Wild will keep the same management team, but plans to rebrand all of the centres in the Halfords livery, and call them Halfords Autocentres.
“So far we have rebranded four to see how they perform,” says Wild. “We want to see if we can improve service levels to make the centres more family orientated. We will roll out the rest of the centres from September.”
Wild says that last year the Autocentres made a pre-tax profit of £7.5m on sales of £97m, but over the next three he plans to open another 80 forecourts and double the unit’s operating profit.
He says that the potential is clearly there. Wild explains: “Halfords has 11m customers, 10.5m of whom drive a car, and they spend on average £20 a visit. Nationwide Autocentres has 500,000 customers and they spend £150 a visit. If we convert only 10 per cent of Halfords’ customers, you can see the opportunity.”
He also points out that the car maintenance market is worth £9bn, with about 33m cars needing regular servicing and repairs.
But wild has not taken his eye off the main brand. He says there is room for another 50 Halfords in the UK. He opened 10 in 2009 and plans to open another 10 this year.
“In London we are relatively weak compared to other areas,” he says. “We are looking to fill in stores here.”
He also wants to “de-bloke” the stores to make them more welcoming to families.
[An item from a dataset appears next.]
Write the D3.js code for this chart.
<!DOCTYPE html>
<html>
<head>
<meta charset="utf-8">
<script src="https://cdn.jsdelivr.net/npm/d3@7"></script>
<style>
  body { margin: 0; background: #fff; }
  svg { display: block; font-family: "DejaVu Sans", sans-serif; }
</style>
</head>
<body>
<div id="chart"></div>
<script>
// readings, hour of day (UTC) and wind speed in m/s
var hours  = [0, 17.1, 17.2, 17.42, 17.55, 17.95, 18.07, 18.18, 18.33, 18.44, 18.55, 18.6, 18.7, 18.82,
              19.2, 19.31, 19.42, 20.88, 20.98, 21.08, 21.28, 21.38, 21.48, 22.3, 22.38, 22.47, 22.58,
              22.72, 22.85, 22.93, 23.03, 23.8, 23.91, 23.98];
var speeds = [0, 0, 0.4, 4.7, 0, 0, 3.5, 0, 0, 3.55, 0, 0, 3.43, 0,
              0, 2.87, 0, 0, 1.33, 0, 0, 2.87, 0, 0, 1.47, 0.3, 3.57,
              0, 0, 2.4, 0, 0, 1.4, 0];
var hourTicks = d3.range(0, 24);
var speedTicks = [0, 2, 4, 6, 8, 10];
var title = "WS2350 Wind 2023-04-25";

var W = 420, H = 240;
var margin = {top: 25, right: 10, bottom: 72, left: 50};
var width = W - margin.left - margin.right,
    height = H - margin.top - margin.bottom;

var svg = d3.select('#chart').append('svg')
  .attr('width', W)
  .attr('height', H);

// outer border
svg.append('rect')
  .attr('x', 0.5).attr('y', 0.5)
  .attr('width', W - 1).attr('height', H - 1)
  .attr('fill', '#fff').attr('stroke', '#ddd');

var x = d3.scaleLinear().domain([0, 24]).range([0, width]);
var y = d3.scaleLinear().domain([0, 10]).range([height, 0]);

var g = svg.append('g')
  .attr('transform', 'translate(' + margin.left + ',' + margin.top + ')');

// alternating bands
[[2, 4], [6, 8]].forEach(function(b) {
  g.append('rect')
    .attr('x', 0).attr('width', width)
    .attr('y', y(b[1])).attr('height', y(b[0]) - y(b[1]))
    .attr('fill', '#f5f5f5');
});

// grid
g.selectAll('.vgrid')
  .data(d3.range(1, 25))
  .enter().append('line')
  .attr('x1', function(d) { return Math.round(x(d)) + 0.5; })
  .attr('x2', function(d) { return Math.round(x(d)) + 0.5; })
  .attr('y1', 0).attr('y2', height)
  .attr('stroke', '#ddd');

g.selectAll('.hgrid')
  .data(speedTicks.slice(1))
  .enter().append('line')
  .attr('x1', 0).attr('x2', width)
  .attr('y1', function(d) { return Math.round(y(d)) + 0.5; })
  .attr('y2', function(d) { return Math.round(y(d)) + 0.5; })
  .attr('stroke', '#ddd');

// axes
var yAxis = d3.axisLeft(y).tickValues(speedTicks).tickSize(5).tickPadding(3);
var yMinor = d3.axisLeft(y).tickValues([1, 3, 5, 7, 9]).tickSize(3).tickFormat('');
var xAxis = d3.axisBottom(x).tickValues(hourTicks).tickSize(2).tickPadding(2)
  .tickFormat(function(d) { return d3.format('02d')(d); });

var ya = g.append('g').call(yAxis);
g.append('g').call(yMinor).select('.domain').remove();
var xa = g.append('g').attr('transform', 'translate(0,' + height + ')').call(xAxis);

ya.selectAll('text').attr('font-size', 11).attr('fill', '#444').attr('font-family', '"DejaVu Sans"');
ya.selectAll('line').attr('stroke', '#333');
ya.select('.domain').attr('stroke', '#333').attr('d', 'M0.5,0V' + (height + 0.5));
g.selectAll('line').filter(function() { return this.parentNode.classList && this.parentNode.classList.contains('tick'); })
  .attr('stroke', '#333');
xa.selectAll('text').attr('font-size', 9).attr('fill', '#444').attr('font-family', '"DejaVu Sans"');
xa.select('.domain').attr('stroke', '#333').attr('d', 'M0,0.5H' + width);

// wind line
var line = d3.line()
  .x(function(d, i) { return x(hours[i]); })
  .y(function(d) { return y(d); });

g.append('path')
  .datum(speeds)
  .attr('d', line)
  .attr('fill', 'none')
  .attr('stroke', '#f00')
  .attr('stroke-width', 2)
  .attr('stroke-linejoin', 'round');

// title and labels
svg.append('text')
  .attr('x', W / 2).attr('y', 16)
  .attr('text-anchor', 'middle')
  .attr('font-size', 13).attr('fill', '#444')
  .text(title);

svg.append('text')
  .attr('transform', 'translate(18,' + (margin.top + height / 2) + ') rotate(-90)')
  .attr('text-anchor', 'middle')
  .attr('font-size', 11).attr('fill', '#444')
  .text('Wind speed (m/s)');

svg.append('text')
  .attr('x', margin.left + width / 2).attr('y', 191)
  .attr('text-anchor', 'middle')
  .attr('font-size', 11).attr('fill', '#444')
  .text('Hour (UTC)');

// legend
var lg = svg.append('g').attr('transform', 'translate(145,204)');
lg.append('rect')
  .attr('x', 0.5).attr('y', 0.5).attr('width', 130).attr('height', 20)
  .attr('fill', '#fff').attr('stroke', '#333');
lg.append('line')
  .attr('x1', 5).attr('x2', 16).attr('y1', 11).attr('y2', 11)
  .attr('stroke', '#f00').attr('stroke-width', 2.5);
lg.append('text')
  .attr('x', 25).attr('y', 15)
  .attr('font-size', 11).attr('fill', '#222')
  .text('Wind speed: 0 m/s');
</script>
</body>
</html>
He has recently introduced more camping equipment to the shops, which he says are selling well and bring new customers.
Wild also says that with debts of around £155m – and annual cashflow at £95m – further acquisitions are not out of the question for Halfords. It is more a matter of when, not if.
He says: “You never quite know when the right one will come along. We have a rolling list of targets and we monitor them all the time. Sometimes the management is not ready to sell. Or they don’t want to sell to us. Or we take a look at their books and they don’t look as good as we thought from the outside. But we are always looking.”
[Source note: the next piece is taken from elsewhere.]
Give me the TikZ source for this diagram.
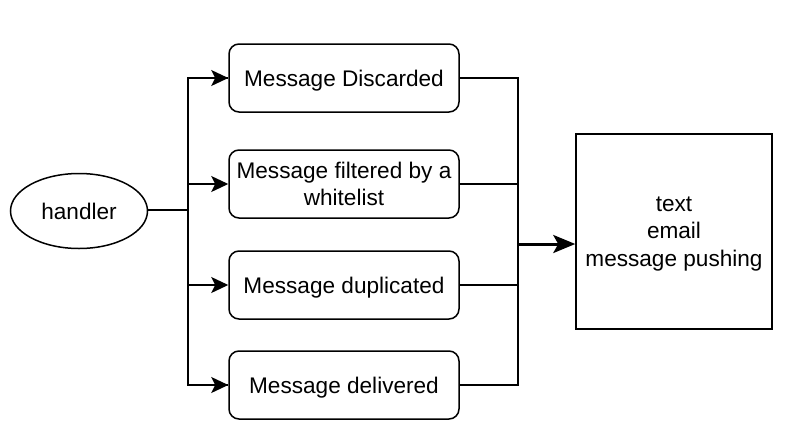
\documentclass[tikz,border=0pt]{standalone}
\usepackage{fontspec}
\setmainfont{Liberation Sans}
\usetikzlibrary{arrows.meta,shapes.geometric}
\begin{document}
\begin{tikzpicture}[x=1pt,y=-1pt,
  lbl/.style={font=\fontsize{22.6}{26.5}\selectfont, align=center},
  msgbox/.style={lbl, draw, line width=1.5pt, rounded corners=10pt, minimum width=230pt, minimum height=68pt, inner sep=0pt, text depth=0pt},
  wire/.style={line width=1.5pt},
  arrowtip/.style={-{Stealth[length=17pt,width=16pt,inset=4pt]}}
]
\useasboundingbox (0,0) rectangle (797,442);
\node[lbl, draw, ellipse, line width=1.5pt, minimum width=137pt, minimum height=75pt, inner sep=0pt] (handler) at (79,211) {handler};
\node[msgbox] (b1) at (344,78) {Message Discarded};
\node[msgbox] (b2) at (344,184) {Message filtered by a\\whitelist};
\node[msgbox] (b3) at (344,285) {Message duplicated};
\node[msgbox] (b4) at (344,385) {Message delivered};
\node[lbl, font=\fontsize{22.6}{27.5}\selectfont, draw, line width=1.5pt, minimum width=196pt, minimum height=195pt, inner sep=0pt, text depth=0pt] (out) at (674,231.5) {text\\email\\message pushing};
\coordinate (lj) at (188,210);
\coordinate (rj) at (518,244);
\draw[wire] (handler.east |- lj) -- (lj);
\draw[wire] (lj) |- (b1.west);
\draw[wire] (lj) |- (b4.west);
\foreach \b in {b1,b2,b3,b4} {
  \draw[wire,arrowtip] (lj |- \b.west) -- (\b.west);
}
\draw[wire] (b1.east) -| (rj |- b4.east) -- (b4.east);
\draw[wire] (b2.east) -- (rj |- b2.east);
\draw[wire] (b3.east) -- (rj |- b3.east);
\draw[line width=3pt,-{Stealth[length=22pt,width=18pt,inset=5pt]}] (rj) -- (rj -| out.west);
\end{tikzpicture}
\end{document}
He adds: “We also want quality businesses, we are not looking to buy businesses that we need to turn around. And we are not looking to buy abroad yet, because that complicates the process.”
Wild is also looking to boost his firm’s online sales. Currently 6.1 per cent of its sales come from the web, but Wild explains that many other retailers’ online sales are now around 20 per cent, while Argos’ web sales lead the pack at around 25 per cent.
He says: “The web plays an important role in sales because it allows customers to compare brands and get a lot of information about the product, before they come in and get the feel of something like a bike. We want to make our web site a first port of call for the products we sell.”
Wild came to Halfords after getting down to the final three on the shortlist to lead the Bradford-based supermarket William Morrison in 2006.
The top job went to Heineken’s chief operating officer Marc Bolland, who this year joined Marks & Spencer as its new chief executive.
At the time Wild was working for Wal-Mart in California, in charge of a new concept of smaller grocery stores designed to counter the imminent arrival of Tesco’s Fresh & Easy stores.
Before that Wild had spent almost twenty years at Tesco in a variety of jobs, including running its supply chain and being head of its central European division. He began his career at RHM Foods where he worked for nine years.
But Wild says he has no misgivings on missing out on the Morrison’s job that would have allowed him to lead one of the country’s largest retailers.
He says: “I have no regrets. The Halfords job came along and I wanted to come back to England with my family. And I wanted to run something that I was in charge of. This job allows me to do that.”
Wild took up his Halfords post in August 2008, a month before Lehman Brothers went bust, and for much of the time since then he has been caught up in a cost cutting battle. Fortunately for everybody, the economy has now turned, allowing firms to start expanding again. You get the feeling that Wild is getting ready to see how far and how fast he can grow a venerable British retailer.
CV | DAVID WILD
Age: 55
Work: 1976: joined RHM Foods in its flour and milling unit; 1985, joined Tesco, rising from buyer in its bakery department to group supply chain director in 2003; 2004: joined Wal-Mart as president of Wal-Mart Germany, then in charge of new store development in San Francisco; 2008: joined Halfords as CEO.
Education:William Hulme’s Grammar School in Manchester; read Chemistry at University College, Oxford
Family: Married with four children
Lives: Chipping Norton
Hobbies: Watching Manchester United: “I manage to get to most home games.” Collects late twentieth century art.